## THE TASK:
Write out each line from the data below that includes the word "chart".

+++++

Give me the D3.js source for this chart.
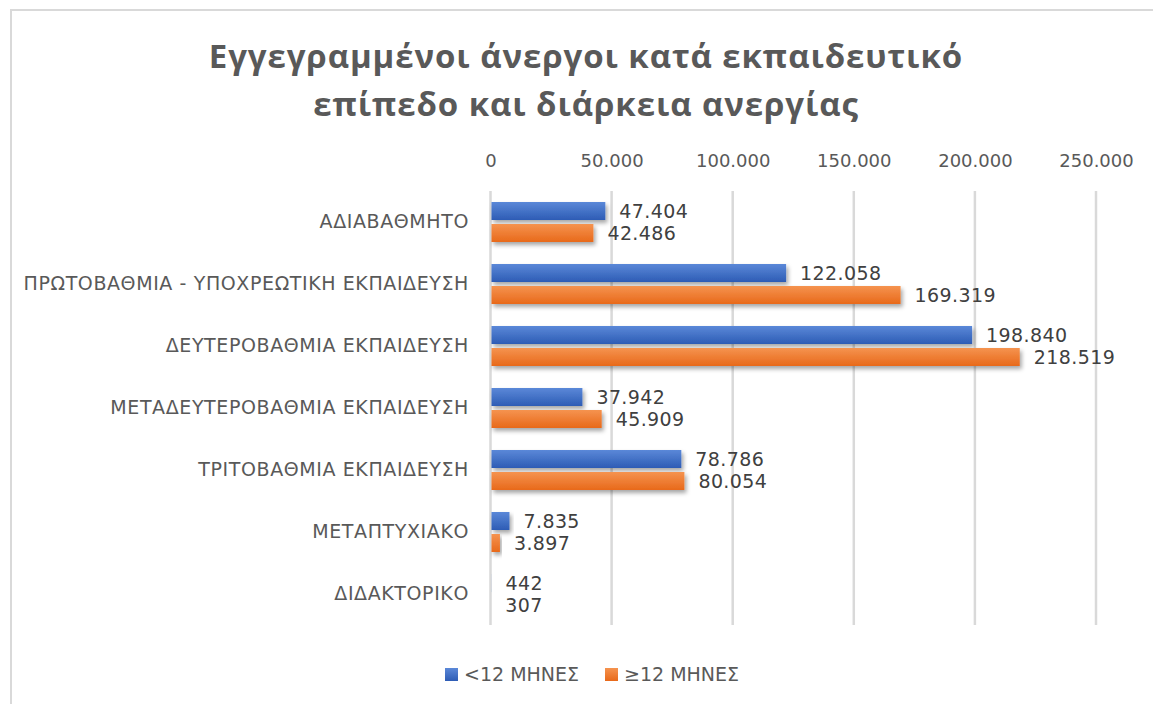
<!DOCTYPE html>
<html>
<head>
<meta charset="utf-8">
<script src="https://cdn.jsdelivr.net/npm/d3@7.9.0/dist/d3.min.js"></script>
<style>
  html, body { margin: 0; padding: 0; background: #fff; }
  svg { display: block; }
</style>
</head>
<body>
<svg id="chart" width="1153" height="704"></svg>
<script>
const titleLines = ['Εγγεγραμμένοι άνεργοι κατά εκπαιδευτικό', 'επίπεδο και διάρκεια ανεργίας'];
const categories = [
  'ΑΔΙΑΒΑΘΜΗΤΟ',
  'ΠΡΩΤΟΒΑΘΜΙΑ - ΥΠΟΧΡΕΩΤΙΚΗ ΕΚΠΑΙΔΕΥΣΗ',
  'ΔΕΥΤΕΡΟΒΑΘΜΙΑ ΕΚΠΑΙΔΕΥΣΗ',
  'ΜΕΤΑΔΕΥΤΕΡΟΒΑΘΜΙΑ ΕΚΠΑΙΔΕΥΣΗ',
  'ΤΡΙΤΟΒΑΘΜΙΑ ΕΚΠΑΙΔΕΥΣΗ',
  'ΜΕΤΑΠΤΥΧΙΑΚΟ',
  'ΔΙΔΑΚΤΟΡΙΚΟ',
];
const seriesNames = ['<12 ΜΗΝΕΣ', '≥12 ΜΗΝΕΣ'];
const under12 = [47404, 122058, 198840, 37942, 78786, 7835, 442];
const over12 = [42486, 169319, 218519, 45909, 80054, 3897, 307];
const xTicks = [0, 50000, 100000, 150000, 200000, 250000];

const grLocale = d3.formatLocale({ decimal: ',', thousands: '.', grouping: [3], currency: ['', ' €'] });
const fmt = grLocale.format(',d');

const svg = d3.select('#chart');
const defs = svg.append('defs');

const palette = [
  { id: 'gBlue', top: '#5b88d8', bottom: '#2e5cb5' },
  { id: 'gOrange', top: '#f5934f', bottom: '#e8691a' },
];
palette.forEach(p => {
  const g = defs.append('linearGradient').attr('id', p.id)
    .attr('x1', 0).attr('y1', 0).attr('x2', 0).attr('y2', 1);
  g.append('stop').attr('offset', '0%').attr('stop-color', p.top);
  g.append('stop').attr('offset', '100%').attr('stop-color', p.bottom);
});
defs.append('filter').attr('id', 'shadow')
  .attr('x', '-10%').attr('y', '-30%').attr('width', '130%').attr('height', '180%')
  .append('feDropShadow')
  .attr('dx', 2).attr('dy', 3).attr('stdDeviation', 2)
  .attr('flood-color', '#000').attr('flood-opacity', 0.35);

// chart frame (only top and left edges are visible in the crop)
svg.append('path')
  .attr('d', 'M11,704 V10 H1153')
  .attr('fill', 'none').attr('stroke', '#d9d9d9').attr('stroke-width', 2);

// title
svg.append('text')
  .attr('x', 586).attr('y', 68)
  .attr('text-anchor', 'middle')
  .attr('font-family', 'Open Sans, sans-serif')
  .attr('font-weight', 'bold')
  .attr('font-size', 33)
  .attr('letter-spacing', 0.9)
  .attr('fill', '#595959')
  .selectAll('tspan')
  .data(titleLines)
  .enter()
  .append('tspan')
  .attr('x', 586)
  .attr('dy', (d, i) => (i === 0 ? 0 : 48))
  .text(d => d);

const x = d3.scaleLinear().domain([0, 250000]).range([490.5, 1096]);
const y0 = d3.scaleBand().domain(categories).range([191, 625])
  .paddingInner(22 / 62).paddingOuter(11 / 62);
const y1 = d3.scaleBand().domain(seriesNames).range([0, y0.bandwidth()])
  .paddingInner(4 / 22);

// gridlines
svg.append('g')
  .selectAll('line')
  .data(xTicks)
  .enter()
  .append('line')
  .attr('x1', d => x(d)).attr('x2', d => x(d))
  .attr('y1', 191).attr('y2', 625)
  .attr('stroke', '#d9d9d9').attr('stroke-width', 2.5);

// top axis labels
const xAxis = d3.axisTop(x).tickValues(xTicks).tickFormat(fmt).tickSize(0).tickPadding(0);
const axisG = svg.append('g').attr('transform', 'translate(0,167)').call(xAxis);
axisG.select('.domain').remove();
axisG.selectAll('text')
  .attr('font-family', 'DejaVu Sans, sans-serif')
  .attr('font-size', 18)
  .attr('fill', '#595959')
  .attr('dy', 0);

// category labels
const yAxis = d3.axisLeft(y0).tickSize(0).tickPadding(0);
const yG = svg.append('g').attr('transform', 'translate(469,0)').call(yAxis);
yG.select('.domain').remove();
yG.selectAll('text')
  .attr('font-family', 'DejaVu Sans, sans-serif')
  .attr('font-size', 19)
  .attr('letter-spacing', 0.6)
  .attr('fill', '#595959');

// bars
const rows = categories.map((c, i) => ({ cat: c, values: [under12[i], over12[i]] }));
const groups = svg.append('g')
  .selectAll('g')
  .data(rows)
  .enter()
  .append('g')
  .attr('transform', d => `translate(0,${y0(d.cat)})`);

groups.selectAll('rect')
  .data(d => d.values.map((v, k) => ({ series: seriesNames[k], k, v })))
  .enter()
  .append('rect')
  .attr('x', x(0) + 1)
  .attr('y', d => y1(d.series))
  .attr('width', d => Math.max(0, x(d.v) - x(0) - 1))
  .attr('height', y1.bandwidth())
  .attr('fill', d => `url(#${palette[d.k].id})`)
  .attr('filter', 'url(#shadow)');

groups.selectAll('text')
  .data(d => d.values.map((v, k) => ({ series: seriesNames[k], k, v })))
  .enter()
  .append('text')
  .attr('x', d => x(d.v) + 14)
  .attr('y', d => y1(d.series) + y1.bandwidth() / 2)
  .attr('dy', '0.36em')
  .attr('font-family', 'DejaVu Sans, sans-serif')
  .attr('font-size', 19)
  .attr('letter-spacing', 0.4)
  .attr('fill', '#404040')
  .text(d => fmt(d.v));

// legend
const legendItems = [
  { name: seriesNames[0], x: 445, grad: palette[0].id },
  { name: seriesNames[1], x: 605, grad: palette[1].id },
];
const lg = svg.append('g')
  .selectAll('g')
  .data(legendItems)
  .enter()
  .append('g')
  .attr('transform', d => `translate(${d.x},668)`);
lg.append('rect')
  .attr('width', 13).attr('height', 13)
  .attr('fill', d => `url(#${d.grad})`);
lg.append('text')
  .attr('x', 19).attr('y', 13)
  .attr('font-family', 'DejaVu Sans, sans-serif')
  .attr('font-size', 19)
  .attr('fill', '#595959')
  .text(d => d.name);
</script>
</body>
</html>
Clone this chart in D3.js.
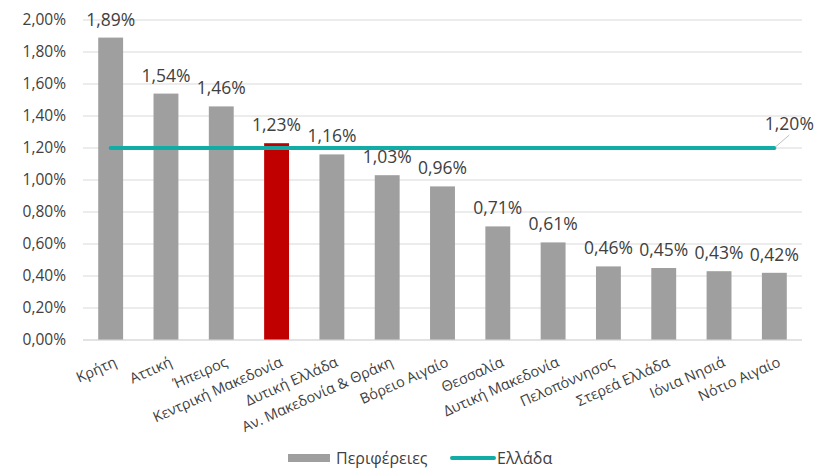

+++++

## FINAL RESULT:
Give me the D3.js source for this chart.
<svg id="chart" width="1153" height="704"></svg>
const svg = d3.select('#chart');
// chart frame (only top and left edges are visible in the crop)
Clone this chart in D3.js.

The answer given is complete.